== Instructions to follow ==
Retype the whole listing, please, keeping every line exact and dropping the pictures.

== Supplied information ==
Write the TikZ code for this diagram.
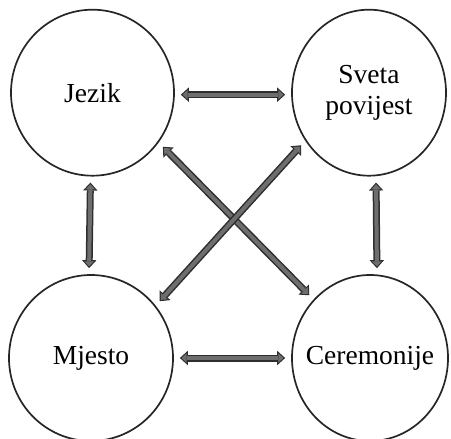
\documentclass[tikz,border=0pt]{standalone}
\usepackage{fontspec}
\setmainfont{Liberation Serif}
\usetikzlibrary{shapes.geometric}
\usetikzlibrary{arrows.meta}
\tikzset{
  topic/.style={ellipse, draw=black!85, line width=1.7pt, inner sep=0pt,
    minimum height=166pt},
  topictext/.style={align=center, inner sep=0pt,
    font=\fontsize{27.5}{31}\selectfont},
  link/.style={draw=black!82, line width=7pt, shorten <=6pt, shorten >=6pt,
    {Triangle[width=14.5pt,length=8pt,line width=0pt]}-{Triangle[width=14.5pt,length=8pt,line width=0pt]},
    postaction={draw=black!57, line width=4pt, shorten <=7.8pt, shorten >=7.8pt,
      {Triangle[width=9.5pt,length=5pt,line width=0pt]}-{Triangle[width=9.5pt,length=5pt,line width=0pt]}}}
}

\begin{document}
\begin{tikzpicture}[x=1pt,y=-1pt]
\useasboundingbox (0,0) rectangle (451,439);

%%%%%%%%%%%%%%%%%%%%%%%%%%%%%%%%%%%%%%%%%%%%%%%% circles
\node[topic, minimum width=163pt, label={[topictext]center:Jezik}] (J) at (92.5,92.7) {};
\node[topic, minimum width=154pt, label={[topictext]center:Sveta\\povijest}] (S) at (369,92.7) {};
\node[topic, minimum width=164pt, label={[topictext]center:Mjesto}] (M) at (91,358) {};
\node[topic, minimum width=156pt, label={[topictext]center:Ceremonije}] (C) at (370,358) {};

%%%%%%%%%%%%%%%%%%%%%%%%%%%%%%%%%%%%%%%%%%%%%%%% arrows
\draw[link] ([yshift=-2pt]J.east) -- ([yshift=-2pt]S.west);
\draw[link] (M.east) -- (C.west);
\draw[link] ([xshift=-2pt]J.south) -- ([xshift=-2pt]M.north);
\draw[link] ([xshift=7pt]S.south) -- ([xshift=7pt]C.north);

\draw[link] (J.-37) -- (C.134);
\draw[link] (S.-143) -- (M.39);

\end{tikzpicture}
\end{document}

== Exercise solution ==
Write the TikZ code for this diagram.
\documentclass[tikz,border=0pt]{standalone}
\usepackage{fontspec}
\setmainfont{Liberation Serif}
\usetikzlibrary{shapes.geometric}
\usetikzlibrary{arrows.meta}
\tikzset{
  topic/.style={ellipse, draw=black!85, line width=1.7pt, inner sep=0pt,
    minimum height=166pt},
  topictext/.style={align=center, inner sep=0pt,
    font=\fontsize{27.5}{31}\selectfont},
  link/.style={draw=black!82, line width=7pt, shorten <=6pt, shorten >=6pt,
    {Triangle[width=14.5pt,length=8pt,line width=0pt]}-{Triangle[width=14.5pt,length=8pt,line width=0pt]},
    postaction={draw=black!57, line width=4pt, shorten <=7.8pt, shorten >=7.8pt,
      {Triangle[width=9.5pt,length=5pt,line width=0pt]}-{Triangle[width=9.5pt,length=5pt,line width=0pt]}}}
}

\begin{document}
\begin{tikzpicture}[x=1pt,y=-1pt]
\useasboundingbox (0,0) rectangle (451,439);

%%%%%%%%%%%%%%%%%%%%%%%%%%%%%%%%%%%%%%%%%%%%%%%% circles
\node[topic, minimum width=163pt, label={[topictext]center:Jezik}] (J) at (92.5,92.7) {};
\node[topic, minimum width=154pt, label={[topictext]center:Sveta\\povijest}] (S) at (369,92.7) {};
\node[topic, minimum width=164pt, label={[topictext]center:Mjesto}] (M) at (91,358) {};
\node[topic, minimum width=156pt, label={[topictext]center:Ceremonije}] (C) at (370,358) {};

%%%%%%%%%%%%%%%%%%%%%%%%%%%%%%%%%%%%%%%%%%%%%%%% arrows
\draw[link] ([yshift=-2pt]J.east) -- ([yshift=-2pt]S.west);
\draw[link] (M.east) -- (C.west);
\draw[link] ([xshift=-2pt]J.south) -- ([xshift=-2pt]M.north);
\draw[link] ([xshift=7pt]S.south) -- ([xshift=7pt]C.north);

\draw[link] (J.-37) -- (C.134);
\draw[link] (S.-143) -- (M.39);

\end{tikzpicture}
\end{document}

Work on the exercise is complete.